Digging deeper into the numbers, seven months of 2013 had above normal rainfall, two had near normal rainfall and only three months had below normal rainfall – February, July and October (click image for larger view). Six months had over four inches of rainfall and four months had over five inches, one more than normal in each case. If near normal rainfall is now the threshold for plunging Antigua into a water crisis, then it means that about seven out of every 10 years, this predicament can be anticipated. This could result in major socio-economic problem for Antigua as the success of a country is closely linked to adequate freshwater supplies.

There is no gainsaying that there is a drought. However, it has been slight to moderate for much of the time, apart from a very brief period over July to September when there was a serious rainfall deficit, due almost exclusively to a very dry July.
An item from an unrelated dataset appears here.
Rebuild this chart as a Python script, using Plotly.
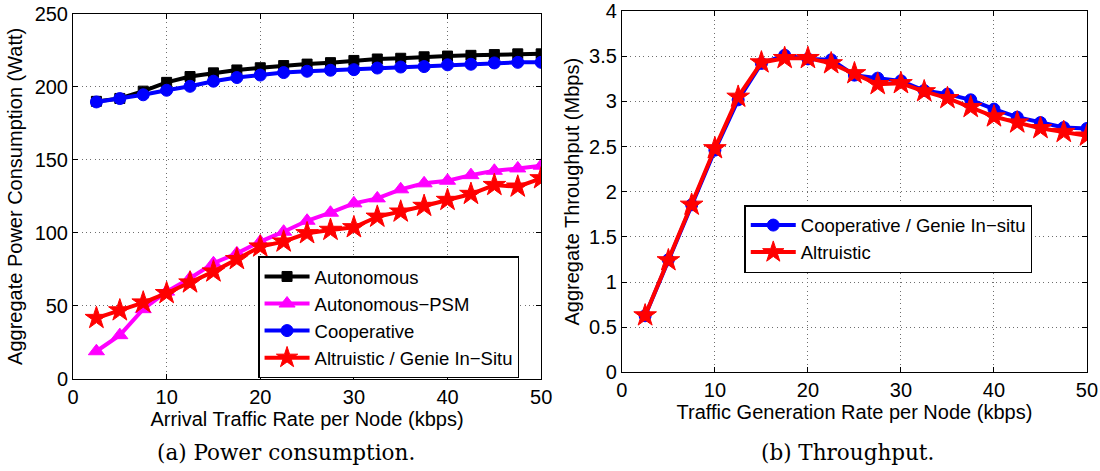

The logical question then is, “why is Antigua running out of water?” The rainfall for 2013 is more than enough to serve the country’s needs. The 46.20 inches of rainfall is the equivalent of 72.2 billion gallons of water falling on Antigua during 2013. Why has APUA failed to capture enough of this water for storage for the dry season? Why is it that nearly all of it was allowed to runoff into the sea? If Antigua is a “drought prone” country, why haven’t there been strategies and institutions put in place to effectively mitigate and adapt to this hazard? Where is the national drought plan? Better can and should be done.